(AIM) Type again, exactly, the lines below from the start through the line that includes "ax = fig.add_axes([0.351, 0.062, 0.554, 0.913])".

(SUPPLIED INFORMATION)
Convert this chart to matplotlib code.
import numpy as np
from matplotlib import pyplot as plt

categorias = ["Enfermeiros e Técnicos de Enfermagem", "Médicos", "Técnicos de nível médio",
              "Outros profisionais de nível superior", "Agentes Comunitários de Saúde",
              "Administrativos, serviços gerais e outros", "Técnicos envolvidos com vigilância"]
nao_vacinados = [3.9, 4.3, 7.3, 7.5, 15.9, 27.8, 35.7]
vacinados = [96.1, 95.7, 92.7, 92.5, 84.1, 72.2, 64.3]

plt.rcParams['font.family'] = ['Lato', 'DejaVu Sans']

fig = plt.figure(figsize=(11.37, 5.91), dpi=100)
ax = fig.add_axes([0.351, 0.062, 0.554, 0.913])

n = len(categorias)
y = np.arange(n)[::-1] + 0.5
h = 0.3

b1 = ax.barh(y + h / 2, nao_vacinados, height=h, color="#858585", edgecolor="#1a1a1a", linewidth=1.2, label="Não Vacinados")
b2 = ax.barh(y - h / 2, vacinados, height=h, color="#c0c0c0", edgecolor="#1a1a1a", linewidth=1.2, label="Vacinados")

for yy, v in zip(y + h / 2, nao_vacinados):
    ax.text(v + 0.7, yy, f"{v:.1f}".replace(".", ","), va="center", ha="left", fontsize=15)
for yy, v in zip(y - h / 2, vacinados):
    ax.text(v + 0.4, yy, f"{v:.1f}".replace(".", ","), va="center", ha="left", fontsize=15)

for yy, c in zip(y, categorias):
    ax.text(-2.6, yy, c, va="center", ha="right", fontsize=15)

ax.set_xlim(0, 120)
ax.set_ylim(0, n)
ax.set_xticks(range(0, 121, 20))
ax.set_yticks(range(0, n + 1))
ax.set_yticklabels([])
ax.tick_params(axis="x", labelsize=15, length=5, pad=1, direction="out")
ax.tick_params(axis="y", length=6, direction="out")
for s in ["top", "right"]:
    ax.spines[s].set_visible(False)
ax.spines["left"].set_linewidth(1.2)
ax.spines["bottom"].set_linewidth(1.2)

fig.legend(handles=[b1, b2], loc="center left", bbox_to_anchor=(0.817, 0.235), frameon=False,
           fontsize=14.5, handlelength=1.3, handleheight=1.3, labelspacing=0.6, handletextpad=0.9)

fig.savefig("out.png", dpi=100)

(SOLUTION FOR THIS TASK)
Convert this chart to matplotlib code.
import numpy as np
from matplotlib import pyplot as plt

categorias = ["Enfermeiros e Técnicos de Enfermagem", "Médicos", "Técnicos de nível médio",
              "Outros profisionais de nível superior", "Agentes Comunitários de Saúde",
              "Administrativos, serviços gerais e outros", "Técnicos envolvidos com vigilância"]
nao_vacinados = [3.9, 4.3, 7.3, 7.5, 15.9, 27.8, 35.7]
vacinados = [96.1, 95.7, 92.7, 92.5, 84.1, 72.2, 64.3]

plt.rcParams['font.family'] = ['Lato', 'DejaVu Sans']

fig = plt.figure(figsize=(11.37, 5.91), dpi=100)
ax = fig.add_axes([0.351, 0.062, 0.554, 0.913])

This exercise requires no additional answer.